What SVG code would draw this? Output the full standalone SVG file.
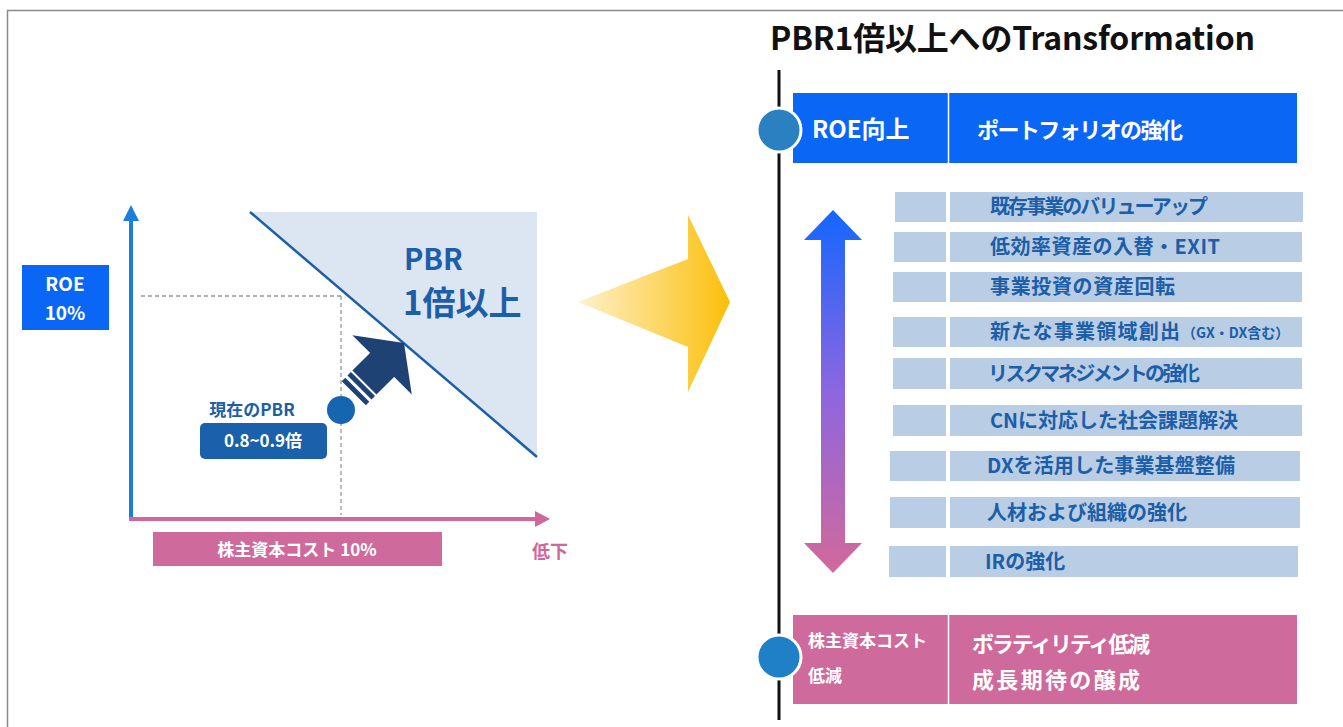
<svg xmlns="http://www.w3.org/2000/svg" width="1343" height="727" viewBox="0 0 1343 727">
<defs>
<linearGradient id="yel" x1="0" y1="0" x2="1" y2="0">
<stop offset="0" stop-color="#fff1cc"/>
<stop offset="1" stop-color="#fbbf0a"/>
</linearGradient>
<linearGradient id="vgrad" x1="0" y1="0" x2="0" y2="1">
<stop offset="0" stop-color="#1466ff"/>
<stop offset="0.5" stop-color="#8d66e0"/>
<stop offset="1" stop-color="#d2699a"/>
</linearGradient>
<style>
text{font-family:"Noto Sans CJK JP","Noto Sans",sans-serif;font-weight:bold;}
.w{fill:#ffffff;}
.b{fill:#1c5ea8;}
.row{fill:#b9cde5;}
.item{font-size:20px;fill:#1c5ea8;}
</style>
</defs>
<rect x="0" y="0" width="1343" height="727" fill="#ffffff"/>
<path d="M7.5,727 V10.5 H1343" fill="none" stroke="#8a8a8a" stroke-width="1.5"/>

<g id="connectors">
<line x1="131" y1="521" x2="131" y2="218" stroke="#1a7fd9" stroke-width="4"/>
<polygon points="131,205 123,221 139,221" fill="#1a7fd9"/>
<line x1="129" y1="519" x2="537" y2="519" stroke="#d0679b" stroke-width="4"/>
<polygon points="550,519 535,511 535,527" fill="#d0679b"/>
<line x1="141" y1="296" x2="341" y2="296" stroke="#999999" stroke-width="1.3" stroke-dasharray="4,3"/>
<line x1="341" y1="296" x2="341" y2="515" stroke="#999999" stroke-width="1.3" stroke-dasharray="4,3"/>
<polygon points="578,302 688,259 688,215 730,302 688,392 688,347" fill="url(#yel)"/>
<polygon points="833,210 862,240 845,240 845,543 862,543 833,573 804,543 821,543 821,240 804,240" fill="url(#vgrad)"/>
<line x1="779" y1="70" x2="779" y2="720" stroke="#111111" stroke-width="3"/>
</g>

<g id="pbr-zone">
<polygon points="250,212 537,212 537,456" fill="#dce6f2"/>
<line x1="250" y1="212" x2="537" y2="457" stroke="#1c5ea8" stroke-width="2.5"/>
<text x="404" y="270" font-size="29" class="b">PBR</text>
<text x="403" y="315" font-size="33" class="b">1倍以上</text>
</g>

<g id="roe-label">
<rect x="22" y="265" width="87" height="65" fill="#0a66f5"/>
<text x="65" y="291" font-size="19" class="w" text-anchor="middle">ROE</text>
<text x="65" y="320" font-size="19" class="w" text-anchor="middle">10%</text>
</g>

<g id="current-pbr">
<g transform="translate(404,343) rotate(-45)" fill="#1f4275">
<polygon points="0,0 -31,-42 -31,42"/>
<rect x="-56" y="-17" width="26" height="34"/>
<rect x="-63" y="-17" width="5" height="34"/>
<rect x="-71" y="-17" width="5" height="34"/>
</g>
<circle cx="341" cy="410" r="14" fill="#1565b0"/>
<text x="252" y="416" font-size="17" class="b" text-anchor="middle">現在のPBR</text>
<rect x="200" y="423" width="127" height="36" rx="5" fill="#1a60aa"/>
<text x="263" y="447" font-size="17" class="w" text-anchor="middle">0.8~0.9倍</text>
</g>

<g id="cost-label">
<rect x="153" y="532" width="289" height="34" fill="#cf6a9c"/>
<text x="297" y="556" font-size="17" class="w" text-anchor="middle">株主資本コスト 10%</text>
<text x="532" y="558" font-size="18" fill="#d0679b">低下</text>
</g>

<g id="title">
<text x="770" y="50" font-size="32" fill="#111111" textLength="485">PBR1倍以上へのTransformation</text>
</g>

<g id="roe-up">
<rect x="793" y="93" width="504" height="70" fill="#0a66f5"/>
<line x1="948.5" y1="93" x2="948.5" y2="163" stroke="#ffffff" stroke-width="1.5"/>
<circle cx="779" cy="130" r="22" fill="#2b80c2" stroke="#ffffff" stroke-width="3"/>
<text x="812" y="138" font-size="24" class="w">ROE向上</text>
<text x="977" y="138" font-size="22" class="w" textLength="206">ポートフォリオの強化</text>
</g>

<g id="items">
<rect class="row" x="895" y="192" width="51" height="30"/><rect class="row" x="950" y="192" width="353" height="30"/>
<text class="item" x="990" y="214" textLength="218">既存事業のバリューアップ</text>
<rect class="row" x="894" y="232" width="52" height="30"/><rect class="row" x="950" y="232" width="352" height="30"/>
<text class="item" x="990" y="254" textLength="230">低効率資産の入替・EXIT</text>
<rect class="row" x="893" y="272" width="53" height="30"/><rect class="row" x="950" y="272" width="352" height="30"/>
<text class="item" x="990" y="294" textLength="185">事業投資の資産回転</text>
<rect class="row" x="893" y="317" width="53" height="30"/><rect class="row" x="950" y="317" width="352" height="30"/>
<text class="item" x="990" y="339" textLength="190">新たな事業領域創出</text>
<text x="1182" y="338" font-size="14" class="b">（GX・DX含む）</text>
<rect class="row" x="893" y="358" width="53" height="31"/><rect class="row" x="950" y="358" width="352" height="31"/>
<text class="item" x="988" y="381" textLength="212">リスクマネジメントの強化</text>
<rect class="row" x="893" y="405" width="53" height="31"/><rect class="row" x="950" y="405" width="352" height="31"/>
<text class="item" x="990" y="428" textLength="248">CNに対応した社会課題解決</text>
<rect class="row" x="890" y="451" width="56" height="30"/><rect class="row" x="950" y="451" width="350" height="30"/>
<text class="item" x="987" y="473" textLength="248">DXを活用した事業基盤整備</text>
<rect class="row" x="890" y="497" width="56" height="31"/><rect class="row" x="950" y="497" width="350" height="31"/>
<text class="item" x="987" y="520" textLength="200">人材および組織の強化</text>
<rect class="row" x="889" y="546" width="57" height="31"/><rect class="row" x="950" y="546" width="348" height="31"/>
<text class="item" x="985" y="569" font-size="21">IRの強化</text>
</g>

<g id="cost-down">
<rect x="793" y="615" width="504" height="89" fill="#cf6a9c"/>
<line x1="948.5" y1="615" x2="948.5" y2="704" stroke="#ffffff" stroke-width="1.5"/>
<circle cx="779" cy="657" r="22" fill="#1f80c8" stroke="#ffffff" stroke-width="3"/>
<text x="808" y="647" font-size="17" class="w">株主資本コスト</text>
<text x="808" y="682" font-size="17" class="w">低減</text>
<text x="972" y="652" font-size="22" class="w" textLength="178">ボラティリティ低減</text>
<text x="972" y="688" font-size="22" class="w" textLength="168">成長期待の醸成</text>
</g>
</svg>
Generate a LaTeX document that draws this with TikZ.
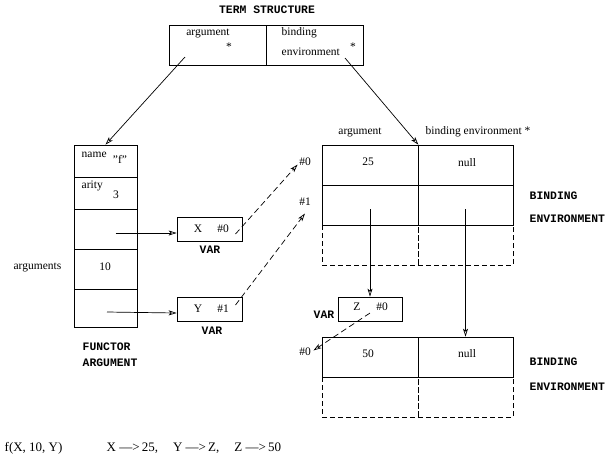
\documentclass[tikz,border=0pt]{standalone}
\usepackage{fontspec}
\setmainfont{Liberation Serif}
\setmonofont{Liberation Mono}
\usetikzlibrary{arrows.meta, positioning}

\begin{document}
\begin{tikzpicture}[
  x=1pt, y=-1pt,
  % boxes of the structures
  cell/.style 2 args={draw, line width=0.7pt, minimum width=#1, minimum height=#2,
                      inner sep=0pt},
  dcell/.style 2 args={cell={#1}{#2}, dash pattern=on 5pt off 3pt},
  % texts
  txt/.style={font=\fontsize{11.5}{13}\selectfont, inner sep=0.5pt},
  foot/.style={font=\fontsize{13}{15}\selectfont, inner sep=0.5pt},
  tag/.style={font=\ttfamily\bfseries\fontsize{11.4}{13}\selectfont, inner sep=0.5pt},
  % arrows
  arr/.style={-{Stealth[open, length=8pt, width=5pt, inset=2pt]}, line width=0.7pt},
  darr/.style={arr, dash pattern=on 6pt off 3.5pt},
]
\useasboundingbox (0,0) rectangle (607,459);

% ── TERM STRUCTURE ─────────────────────────────
\node[tag] (tstitle) at (267,10) {TERM STRUCTURE};
\node[cell={97pt}{40pt}] (tsarg) at (217.5,45) {};
\node[cell={97pt}{40pt}] (tsenv) at (314.5,45) {};
\node[txt] at (208,33) {argument};
\node[txt] at (229,47) {*};
\node[txt, anchor=west] at (281,33) {binding};
\node[txt, anchor=west] at (281,52) {environment};
\node[txt] at (353,47) {*};

% ── FUNCTOR ARGUMENT ───────────────────────────
\node[cell={63pt}{32pt}] (fname)  at (105.5,161) {};
\node[cell={63pt}{32pt}] (farity) at (105.5,193) {};
\node[cell={63pt}{40pt}] (farg1)  at (105.5,229) {};
\node[cell={63pt}{40pt}] (farg2)  at (105.5,269) {};
\node[cell={63pt}{38pt}] (farg3)  at (105.5,308) {};
\node[txt, anchor=west] at (81,155) {name};
\node[txt] at (120,159) {\char34 f\char34};
\node[txt, anchor=west] at (81,186) {arity};
\node[txt] at (116,195) {3};
\node[txt] at (105,267) {10};
\node[txt, anchor=east] (argsl) at (62,267) {arguments};
\node[tag, anchor=west] at (82,347) {FUNCTOR};
\node[tag, anchor=west] at (82,363) {ARGUMENT};

% ── VAR X / VAR Y ──────────────────────────────
\node[cell={65pt}{24pt}] (xvar) at (209.5,229) {};
\node[txt] at (198,229) {X};
\node[txt] at (223,229) {\#0};
\node[tag] at (210,250) {VAR};
\node[cell={65pt}{24pt}] (yvar) at (209.5,309) {};
\node[txt] at (198,309) {Y};
\node[txt] at (223,309) {\#1};
\node[tag] at (212,331) {VAR};

% ── BINDING ENVIRONMENT 1 ──────────────────────
\node[txt] at (360,132) {argument};
\node[txt] at (478,132) {binding environment *};
\node[cell={96pt}{40pt}]  (be0a) at (370,165) {};
\node[cell={95pt}{40pt}]  (be0b) at (465.5,165) {};
\node[cell={96pt}{40pt}]  (be1a) at (370,205) {};
\node[cell={95pt}{40pt}]  (be1b) at (465.5,205) {};
\node[dcell={96pt}{40pt}] (be1c) at (370,245) {};
\node[dcell={95pt}{40pt}] (be1d) at (465.5,245) {};
\node[txt] at (368,162) {25};
\node[txt] at (467,163) {null};
\node[txt] (hzero) at (305,162) {\#0};
\node[txt] (hone)  at (305,202) {\#1};
\node[tag, anchor=west] at (529,196) {BINDING};
\node[tag, anchor=west] at (529,219) {ENVIRONMENT};

% ── VAR Z ──────────────────────────────────────
\node[cell={64pt}{24pt}] (zvar) at (370,309) {};
\node[txt] at (357,307) {Z};
\node[txt] at (382,307) {\#0};
\node[tag] at (324,315) {VAR};

% ── BINDING ENVIRONMENT 2 ──────────────────────
\node[cell={96pt}{40pt}]  (be2a) at (370,357) {};
\node[cell={95pt}{40pt}]  (be2b) at (465.5,357) {};
\node[dcell={96pt}{40pt}] (be2c) at (370,397) {};
\node[dcell={95pt}{40pt}] (be2d) at (465.5,397) {};
\node[txt] at (368,354) {50};
\node[txt] at (467,354) {null};
\node[txt] (htwo) at (305,352) {\#0};
\node[tag, anchor=west] at (529,362) {BINDING};
\node[tag, anchor=west] at (529,387) {ENVIRONMENT};

% ── footer ─────────────────────────────────────
\node[foot, anchor=west] at (4,448) {f(X, 10, Y)};
\node[foot, anchor=west] at (106,448)
  {X --->\,25,\hspace{15pt}Y --->\,Z,\hspace{15pt}Z --->\,50};

% ── ARROWS ─────────────────────────────────────
\draw[arr] ([xshift=-32.5pt,yshift=-12pt]tsarg.center) -- (fname.north);
\draw[arr] ([xshift=30.5pt,yshift=-13pt]tsenv.center) -- (be0a.north east);
\draw[arr] ([xshift=10pt,yshift=-4pt]farg1.center) -- ([yshift=-4pt]xvar.west);
\draw[arr] ([xshift=1.5pt,yshift=-4pt]farg3.center) -- ([yshift=-4pt]yvar.west);
\draw[darr] ([xshift=26pt,yshift=-5pt]xvar.center) -- ([xshift=-1pt,yshift=2pt]hzero.south west);
\draw[darr] ([xshift=26pt,yshift=4pt]yvar.center) -- ([yshift=-7pt]hone.south);
\draw[arr] ([yshift=-4pt]be1a.center) -- (zvar.north);
\draw[arr] ([yshift=-4pt]be1b.center) -- (be2b.north);
\draw[darr] ([yshift=-4pt]zvar.center) -- ([xshift=2pt,yshift=-3pt]htwo.north east);

\end{tikzpicture}
\end{document}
──────────────────────────────
**Exercise:**
Report how many lines of the records above contain the word "this", and give only that number.

**Response:**
2